By Dallasetta @ Shutterstock.com

James Mackintosh makes the case in the Wall Street Journal that today’s market looks awfully similar to that of 1999-2000. He writes:

Is the dot-com bust happening again right under our noses? It might seem an odd claim, but there is a remarkable resemblance between the speculative boom-to-bust of late 1999 and the first half of 2000 and what’s happened over the past nine months in the fashionable areas of clean energy, electric cars, cannabis stocks and SPACs.

If the parallel continues it bodes ill for investors who joined the excess late. The trendy stocks—led by Tesla—are already down a quarter to a third from this year’s highs. But there are reasons to hope that, unlike at the turn of the century, the malaise won’t spread to the rest of the market.

The similarities are in both performance and investor behavior. The late-1999 fear of missing out on internet stocks inflated the Nasdaq Composite 83% from the end of September to its March 2000 top. From September last year to this year’s highs, Invesco’s solar exchange-traded fund jumped 88%, Blackrock’s global clean energy ETF jumped 81%, and Ark’s innovation ETF 70%.

Back then the leading large bubble stock Cisco rose 133%, while today’s leading bubble stock—Tesla—was up 110% from September to peak. Pure dot-com areas roughly tripled, just as cannabis funds have this time.

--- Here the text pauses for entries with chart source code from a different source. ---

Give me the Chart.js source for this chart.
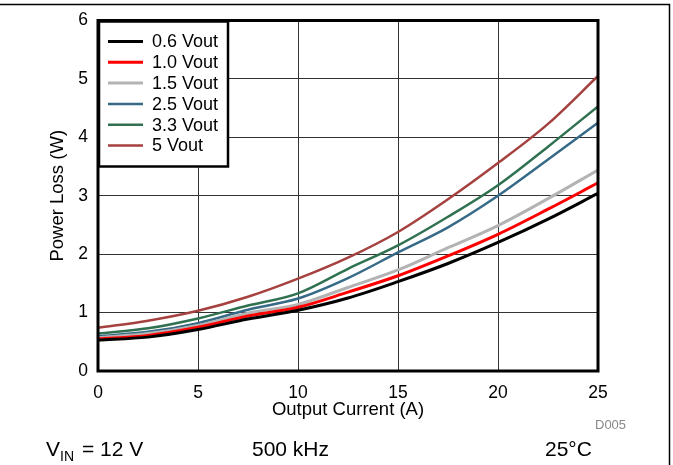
<!DOCTYPE html>
<html>
<head>
<meta charset="utf-8">
<script src="https://cdn.jsdelivr.net/npm/chart.js@4/dist/chart.umd.min.js"></script>
<style>
  html, body { margin: 0; padding: 0; background: #fff; }
  #wrap { width: 673px; height: 465px; position: relative; }
</style>
</head>
<body>
<div id="wrap"><canvas id="lossChart"></canvas></div>
<script>
// valeurs
const currents = [0, 2.5, 5, 7.5, 10, 12.5, 15, 17.5, 20, 22.5, 25];
const seriesNames = ["0.6 Vout", "1.0 Vout", "1.5 Vout", "2.5 Vout", "3.3 Vout", "5 Vout"];
const loss06 = [0.53, 0.58, 0.71, 0.89, 1.04, 1.25, 1.53, 1.84, 2.20, 2.60, 3.04];
const loss10 = [0.55, 0.61, 0.75, 0.94, 1.09, 1.35, 1.63, 1.97, 2.34, 2.77, 3.22];
const loss15 = [0.57, 0.64, 0.78, 0.99, 1.14, 1.43, 1.73, 2.11, 2.49, 2.95, 3.44];
const loss25 = [0.595, 0.67, 0.82, 1.05, 1.24, 1.59, 2.03, 2.46, 3.00, 3.62, 4.25];
const loss33 = [0.64, 0.73, 0.90, 1.12, 1.33, 1.75, 2.15, 2.64, 3.18, 3.84, 4.53];
const loss50 = [0.74, 0.86, 1.03, 1.27, 1.58, 1.94, 2.38, 2.94, 3.56, 4.23, 5.05];
const xTicks = [0, 5, 10, 15, 20, 25];
const yTicks = [0, 1, 2, 3, 4, 5, 6];

const colors = ["#000000", "#ff0000", "#b3b3b3", "#366a87", "#2f7150", "#a5413f"];
const widths = [3, 3, 3, 2.5, 2.5, 2.5];
const allLoss = [loss06, loss10, loss15, loss25, loss33, loss50];

const FONT = "'Liberation Sans', Arial, sans-serif";

const datasets = allLoss.map((vals, i) => ({
  label: seriesNames[i],
  data: vals.map((v, k) => ({ x: currents[k], y: v })),
  borderColor: colors[i],
  backgroundColor: colors[i],
  borderWidth: widths[i],
  pointRadius: 0,
  cubicInterpolationMode: "monotone",
  fill: false,
}));

// cadre du graphe + légende dans la zone
const framePlugin = {
  id: "frame",
  beforeDraw(chart) {
    const ctx = chart.ctx;
    ctx.save();
    ctx.fillStyle = "#fff";
    ctx.fillRect(0, 0, chart.width, chart.height);
    ctx.strokeStyle = "#000";
    ctx.lineWidth = 1.5;
    ctx.beginPath();
    ctx.moveTo(0, 4.5);
    ctx.lineTo(669.5, 4.5);
    ctx.lineTo(669.5, chart.height);
    ctx.stroke();
    ctx.restore();
  },
  afterDatasetsDraw(chart) {
    const ctx = chart.ctx;
    const a = chart.chartArea;
    ctx.save();
    // légende
    const lx = a.left, ly = a.top, lw = 131, lh = 147;
    ctx.fillStyle = "#fff";
    ctx.fillRect(lx, ly, lw, lh);
    ctx.strokeStyle = "#000";
    ctx.lineWidth = 2.5;
    ctx.strokeRect(lx + 1, ly + 1, lw - 2, lh - 2);
    ctx.font = "18px " + FONT;
    ctx.textBaseline = "middle";
    chart.data.datasets.forEach((ds, i) => {
      const y = ly + 21 + i * 20.8;
      ctx.strokeStyle = ds.borderColor;
      ctx.lineWidth = ds.borderWidth;
      ctx.beginPath();
      ctx.moveTo(lx + 10, y);
      ctx.lineTo(lx + 45, y);
      ctx.stroke();
      ctx.fillStyle = "#000";
      ctx.fillText(ds.label, lx + 54, y + 1);
    });
    // bordure de la zone
    ctx.strokeStyle = "#000";
    ctx.lineWidth = 3;
    ctx.strokeRect(a.left, a.top, a.right - a.left, a.bottom - a.top);
    ctx.restore();
  },
  afterDraw(chart) {
    const ctx = chart.ctx;
    ctx.save();
    ctx.fillStyle = "#888";
    ctx.font = "13px " + FONT;
    ctx.textBaseline = "alphabetic";
    ctx.fillText("D005", 595, 429);
    ctx.fillStyle = "#000";
    ctx.font = "21px " + FONT;
    ctx.fillText("V", 46, 456);
    ctx.font = "14px " + FONT;
    ctx.fillText("IN", 60, 461);
    ctx.font = "21px " + FONT;
    ctx.fillText("= 12 V", 82, 456);
    ctx.fillText("500 kHz", 252, 456);
    ctx.fillText("25°C", 545, 456);
    ctx.restore();
  },
};

new Chart(document.getElementById("lossChart"), {
  type: "line",
  data: { datasets },
  options: {
    responsive: true,
    maintainAspectRatio: false,
    animation: false,
    events: [],
    layout: { padding: { left: 0, top: 18, right: 75, bottom: 40 } },
    plugins: { legend: { display: false }, tooltip: { enabled: false } },
    scales: {
      x: {
        type: "linear",
        min: 0,
        max: 25,
        afterBuildTicks: (s) => { s.ticks = xTicks.map((v) => ({ value: v })); },
        afterFit: (s) => { s.height = 54; },
        grid: { color: "#333", lineWidth: 1, drawTicks: false },
        border: { display: false },
        ticks: { color: "#000", padding: 12, maxRotation: 0, font: { family: FONT, size: 17.5 } },
        title: {
          display: true,
          text: "Output Current (A)",
          color: "#000",
          font: { family: FONT, size: 18.5 },
          padding: { top: 0, bottom: 4 },
        },
      },
      y: {
        min: 0,
        max: 6,
        afterBuildTicks: (s) => { s.ticks = yTicks.map((v) => ({ value: v })); },
        afterFit: (s) => { s.width = 98; },
        grid: { color: "#333", lineWidth: 1, drawTicks: false },
        border: { display: false },
        ticks: { color: "#000", padding: 10, font: { family: FONT, size: 17.5 } },
        title: {
          display: true,
          text: "Power Loss (W)",
          color: "#000",
          font: { family: FONT, size: 18.5 },
          padding: { top: 47, bottom: 0 },
        },
      },
    },
  },
  plugins: [framePlugin],
});
</script>
</body>
</html>
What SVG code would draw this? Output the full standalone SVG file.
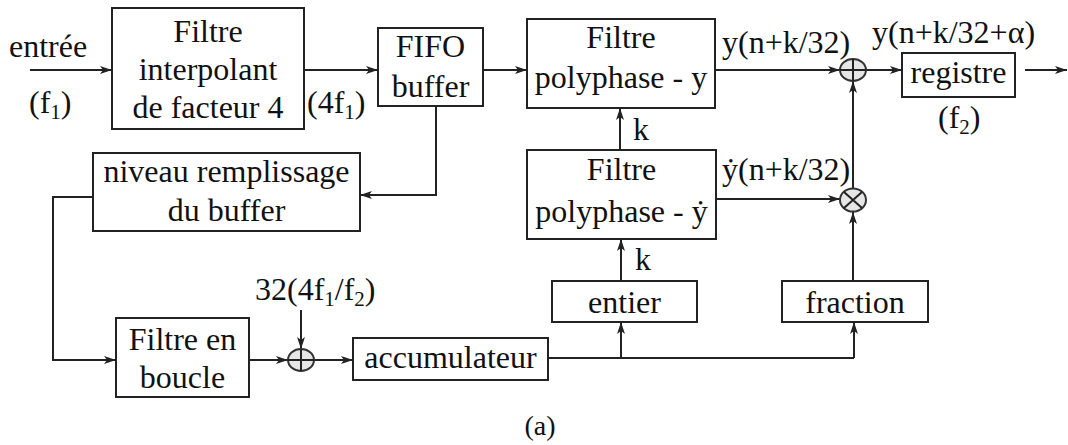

Even the time of year is similar, with the fashionable sectors peaking in February and March this year, while the dot-com high was reached on March 10, 2000. After the bubble burst, the performance by mid-June—now—followed the same course, with losses of a quarter to a third from this year’s frothy areas, and a loss of a quarter in the Nasdaq in 2000 ( Cisco held up a little longer).

Trading behavior was similar, too. The end of 1999 was when fear of missing out drove dot-com skeptics—including institutional investors and holdout hedge funds—to buy anyway, while day traders drove extraordinary day-one gains for internet IPOs.

The last quarter of 2020 marked the moment Tesla was finally taken seriously, after being admitted to the S&P 500; solar and clean energy became must-haves no matter the price for many big institutions under pressure to show their environmental credentials; and SPACs took the place of the IPO madness of 2000 as a way to funnel money to lossmaking startups.

Looking back, what I don’t recall about the dot-com bubble is just how boring the S&P 500 was over the final months of Nasdaq boom and bust. The S&P was down just 4% from its March high by mid-June in 2000. That isn’t so different to today, when the S&P has continued to make new highs despite the crash of fashionable stocks.